→ **TASK DESCRIPTION**:
For each line that holds "page", copy the line out.

→ **PROVIDED ENTRIES**:
★ ★ ★ ★
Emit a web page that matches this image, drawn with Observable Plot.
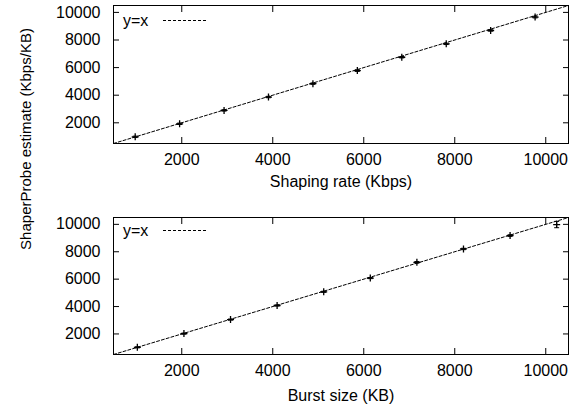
<!DOCTYPE html>
<html><head><meta charset="utf-8">
<script src="https://cdn.jsdelivr.net/npm/d3@7"></script>
<script src="https://cdn.jsdelivr.net/npm/@observablehq/plot@0.6"></script>
<style>
body{margin:0;background:#fff;}
#wrap{position:relative;width:581px;height:409px;font-family:"Liberation Sans",Arial,sans-serif;}
#wrap svg{display:block;}
#overlay{position:absolute;left:0;top:0;pointer-events:none;}
</style></head><body>
<div id="wrap"></div>
<script>
const shapingRate = [977, 1953, 2930, 3906, 4883, 5859, 6836, 7813, 8789, 9766];
const shapingEst  = [982, 1927, 2897, 3867, 4836, 5782, 6751, 7721, 8690, 9660];
const shapingErr  = [50, 50, 50, 50, 50, 60, 50, 50, 50, 60];
const burstSize = [1024, 2048, 3072, 4096, 5120, 6144, 7168, 8192, 9216, 10240];
const burstEst  = [1023, 2024, 3050, 4076, 5077, 6078, 7226, 8203, 9180, 9985];
const burstErr  = [40, 40, 40, 40, 40, 40, 60, 50, 60, 230];
const tickValues = [2000, 4000, 6000, 8000, 10000];
const domain = [500, 10500];
const xTitles = ["Shaping rate (Kbps)", "Burst size (KB)"];
const yTitle = "ShaperProbe estimate (Kbps/KB)";
const legendLabel = "y=x";

const font = '"Liberation Sans", Arial, sans-serif';
const plusSym = {draw(ctx){ ctx.moveTo(-3.5,0); ctx.lineTo(3.5,0); ctx.moveTo(0,-3.5); ctx.lineTo(0,3.5); }};
const capSym = {draw(ctx){ ctx.moveTo(-2.5,0); ctx.lineTo(2.5,0); }};

function panel(xs, ys, es, title, opts) {
  const data = xs.map((x, i) => ({x, y: ys[i], lo: ys[i] - es[i], hi: ys[i] + es[i]}));
  const diag = domain.map(v => ({x: v, y: v}));
  return Plot.plot({
    width: 581, height: opts.height,
    marginLeft: 113, marginRight: 13, marginTop: opts.mt, marginBottom: opts.mb,
    style: {fontFamily: font, fontSize: "16px", color: "#000", background: "#fff"},
    x: {domain, ticks: tickValues},
    y: {domain, ticks: tickValues},
    marks: [
      Plot.line(diag, {x: "x", y: "y", stroke: "#000", strokeWidth: 1, strokeDasharray: "3,2"}),
      Plot.ruleX(data, {x: "x", y1: "lo", y2: "hi", stroke: "#000", strokeWidth: 1}),
      Plot.dot(data, {x: "x", y: "lo", symbol: capSym, stroke: "#000", strokeWidth: 1}),
      Plot.dot(data, {x: "x", y: "hi", symbol: capSym, stroke: "#000", strokeWidth: 1}),
      Plot.dot(data, {x: "x", y: "y", symbol: plusSym, stroke: "#000", strokeWidth: 1.3}),
      Plot.axisX({anchor: "bottom", ticks: tickValues, tickSize: -6, tickFormat: () => "", label: null}),
      Plot.axisX({anchor: "top", ticks: tickValues, tickSize: -6, tickFormat: () => "", label: null}),
      Plot.axisY({anchor: "left", ticks: tickValues, tickSize: -6, tickFormat: () => "", label: null}),
      Plot.axisY({anchor: "right", ticks: tickValues, tickSize: -6, tickFormat: () => "", label: null}),
      Plot.axisX({anchor: "bottom", ticks: tickValues, tickSize: 0, tickPadding: 10, fontSize: 16, tickFormat: d => String(d),
                  label: title, labelAnchor: "center", labelArrow: "none", labelOffset: opts.lo}),
      Plot.axisY({anchor: "left", ticks: tickValues, tickSize: 0, tickPadding: 13, fontSize: 16, tickFormat: d => String(d), label: null}),
      Plot.frame({stroke: "#000", strokeWidth: 1})
    ]
  });
}

const wrap = document.getElementById("wrap");
wrap.appendChild(panel(shapingRate, shapingEst, shapingErr, xTitles[0], {height: 200, mt: 5, mb: 57, lo: 43}));
wrap.appendChild(panel(burstSize, burstEst, burstErr, xTitles[1], {height: 209, mt: 17, mb: 55, lo: 46}));

// overlay: shared y title and legends
const ov = d3.select(wrap).append("svg").attr("id", "overlay").attr("width", 581).attr("height", 409)
  .style("font-family", font).style("font-size", "16px");
ov.append("text").attr("transform", "translate(31,139) rotate(-90)").attr("text-anchor", "middle")
  .attr("fill", "#000").style("font-size", "15px").text(yTitle);
[20.5, 230.5].forEach(y => {
  ov.append("text").attr("x", 123).attr("y", y).attr("dy", "0.35em").attr("fill", "#000").text(legendLabel);
  ov.append("line").attr("x1", 163).attr("x2", 208).attr("y1", y).attr("y2", y)
    .attr("stroke", "#000").attr("stroke-width", 1).attr("stroke-dasharray", "3,2");
});
</script>
</body></html>
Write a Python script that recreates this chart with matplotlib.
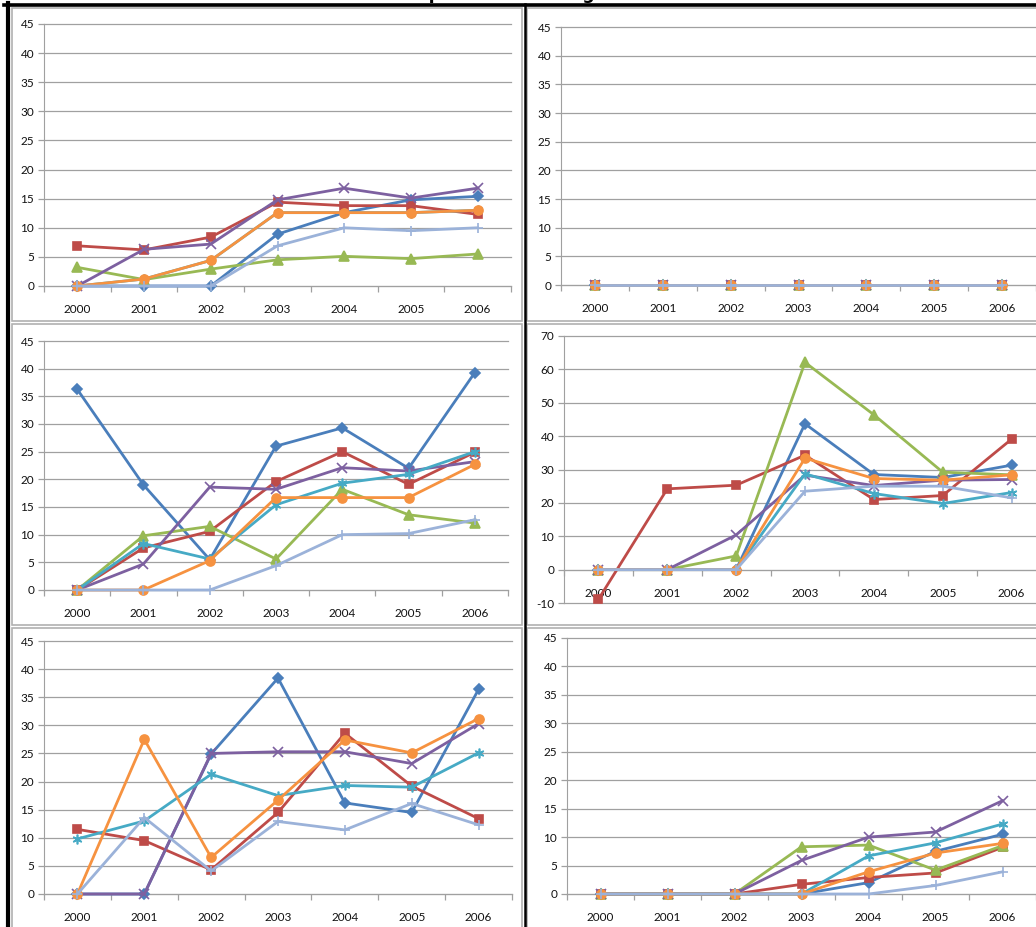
import numpy as np
import matplotlib.pyplot as plt
from matplotlib.lines import Line2D

plt.rcParams['font.family'] = ['Lato', 'DejaVu Sans']

W, H = 1036, 927

years = ['2000', '2001', '2002', '2003', '2004', '2005', '2006']

# series order: blue, red, green, purple, aqua, orange, light blue
top_left = [
    [0, 0, 0, 8.9, 12.6, 14.8, 15.4],
    [6.9, 6.2, 8.4, 14.4, 13.8, 13.8, 12.3],
    [3.2, 1.1, 2.9, 4.5, 5.1, 4.7, 5.5],
    [0, 6.3, 7.2, 14.8, 16.8, 15.1, 16.8],
    [0, 1.2, 4.4, 12.6, 12.6, 12.6, 13.0],
    [0, 1.2, 4.4, 12.6, 12.6, 12.6, 13.0],
    [0, 0, 0, 6.9, 10.0, 9.5, 10.0],
]
top_right = [[0, 0, 0, 0, 0, 0, 0] for _ in range(7)]
mid_left = [
    [36.3, 19.0, 5.5, 26.0, 29.3, 22.0, 39.3],
    [0, 7.6, 10.6, 19.6, 25.0, 19.1, 24.9],
    [0, 9.8, 11.5, 5.6, 18.2, 13.6, 12.1],
    [0, 4.7, 18.6, 18.2, 22.1, 21.5, 23.2],
    [0, 8.4, 5.6, 15.4, 19.3, 20.9, 25.0],
    [0, 0, 5.3, 16.7, 16.7, 16.7, 22.7],
    [0, 0, 0, 4.4, 10.0, 10.2, 12.7],
]
mid_right = [
    [0, 0, 0, 43.7, 28.5, 27.6, 31.3],
    [-8.9, 24.2, 25.3, 34.3, 21.0, 22.2, 39.1],
    [0, 0, 4.1, 62.1, 46.4, 29.2, 28.4],
    [0, 0, 10.4, 28.3, 25.2, 26.8, 27.0],
    [0, 0, 0, 28.7, 22.8, 19.8, 23.1],
    [0, 0, 0, 33.4, 27.3, 26.8, 28.4],
    [0, 0, 0, 23.5, 25.0, 25.0, 21.5],
]
bot_left = [
    [0, 0, 24.9, 38.4, 16.2, 14.5, 36.4],
    [11.5, 9.5, 4.3, 14.5, 28.6, 19.2, 13.4],
    [np.nan] * 7,
    [0, 0, 25.0, 25.3, 25.3, 23.2, 30.3],
    [9.8, 13.0, 21.3, 17.5, 19.3, 19.0, 25.1],
    [0, 27.5, 6.5, 16.7, 27.4, 25.1, 31.2],
    [0, 13.6, 4.1, 12.9, 11.4, 16.1, 12.3],
]
bot_right = [
    [0, 0, 0, 0, 2.0, 7.5, 10.5],
    [0, 0, 0, 1.7, 2.9, 3.7, 8.2],
    [0, 0, 0, 8.3, 8.6, 4.2, 8.5],
    [0, 0, 0, 5.9, 10.0, 10.9, 16.4],
    [0, 0, 0, 0, 6.7, 9.0, 12.3],
    [0, 0, 0, 0, 3.9, 7.2, 8.9],
    [0, 0, 0, 0, 0, 1.5, 3.9],
]

colors = ['#4A7EBB', '#BE4B48', '#98B954', '#7D60A0', '#46AAC5', '#F69240', '#9BB2D9']
markers = ['D', 's', '^', 'x', (6, 2, 0), 'o', '+']
msizes = [5, 6, 6.5, 6.5, 7, 6.5, 7]

grid_col = '#A0A0A0'
text_col = '#111111'

# panel layout in pixels: (left, top, right, bottom) of the plot area
panels = [
    (top_left, (44, 24, 511, 286), (0, 45, 5)),
    (top_right, (561, 27, 1036, 285), (0, 45, 5)),
    (mid_left, (44, 341, 508, 590), (0, 45, 5)),
    (mid_right, (564, 336, 1046, 603), (-10, 70, 10)),
    (bot_left, (44, 641, 512, 894), (0, 45, 5)),
    (bot_right, (567, 638, 1036, 894), (0, 45, 5)),
]

fig = plt.figure(figsize=(W / 100, H / 100), dpi=100)


def fx(px):
    return px / W


def fy(py):
    return 1 - py / H


# chart area borders
for x0, y0, x1, y1 in [(12, 8, 522, 321), (527, 8, 1040, 321),
                       (12, 324, 522, 625), (527, 324, 1040, 625),
                       (12, 628, 522, 930), (527, 628, 1040, 930)]:
    fig.add_artist(plt.Rectangle((fx(x0), fy(y1)), fx(x1 - x0), (y1 - y0) / H,
                                 transform=fig.transFigure, fill=False,
                                 edgecolor='#B0B0B0', lw=1.2))

for values, (l, t, r, b), (ymin, ymax, step) in panels:
    ax = fig.add_axes([fx(l), fy(b), fx(r - l), (b - t) / H])
    ax.set_xlim(-0.5, 6.5)
    ax.set_ylim(ymin, ymax)
    yt = np.arange(ymin, ymax + step / 2, step)

    # horizontal gridlines
    for v in yt:
        ax.axhline(v, color=grid_col, lw=0.9, zorder=1, clip_on=False)

    for k, s in enumerate(values):
        ax.plot(range(7), s, color=colors[k], lw=2.0, marker=markers[k],
                ms=msizes[k], mfc=colors[k], mec=colors[k], mew=1.2,
                zorder=3 + k, clip_on=False)

    for side in ['top', 'right']:
        ax.spines[side].set_visible(False)
    ax.spines['left'].set_color(grid_col)
    ax.spines['bottom'].set_color(grid_col)
    ax.spines['left'].set_zorder(2)
    ax.spines['bottom'].set_zorder(2)
    if ymin < 0:
        ax.spines['bottom'].set_position(('data', 0))

    ax.set_yticks(yt)
    ax.set_yticklabels([f'{v:g}' for v in yt])
    ax.tick_params(axis='y', length=4, width=0.9, color=grid_col,
                   labelsize=8.5, pad=3, labelcolor=text_col)

    ax.set_xticks(range(7))
    ax.set_xticklabels(years)
    ax.set_xticks(np.arange(-0.5, 7, 1), minor=True)
    ax.tick_params(axis='x', which='major', length=0, pad=13,
                   labelsize=8.5, labelcolor=text_col)
    ax.tick_params(axis='x', which='minor', length=4, width=0.9,
                   color=grid_col, direction='out')

# outer frame and column divider
fig.add_artist(Line2D([fx(4), fx(1040)], [fy(4.5), fy(4.5)], color='black',
                      lw=2.6, transform=fig.transFigure))
fig.add_artist(Line2D([fx(8), fx(8)], [fy(3), fy(930)], color='black',
                      lw=3.0, transform=fig.transFigure))
fig.add_artist(Line2D([fx(524.5), fx(524.5)], [fy(4), fy(930)], color='black',
                      lw=1.8, transform=fig.transFigure))

# chart title, sitting mostly above the top edge
fig.text(fx(404), fy(-1.5), 'Import Tariff Changes', fontsize=12.5,
         fontweight='bold', ha='left', va='baseline',
         family=['DejaVu Sans'])

fig.savefig('out.png', dpi=100)
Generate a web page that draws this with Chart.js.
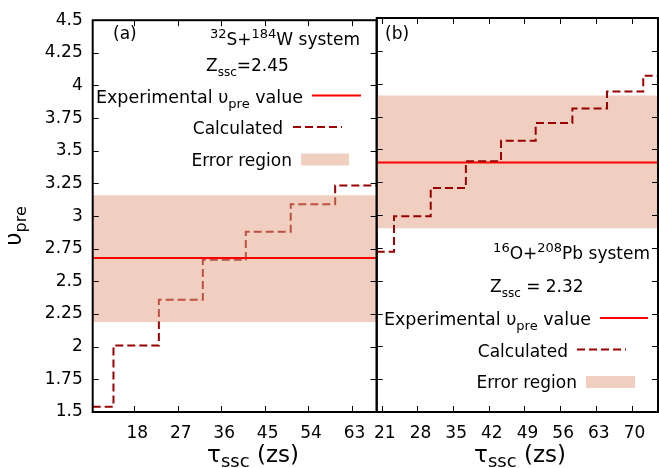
★ ★ ★ ★
→ **CORRECT RESPONSE**:
Emit a web page that matches this image, drawn with Observable Plot.
Generate a web page that draws this with Chart.js.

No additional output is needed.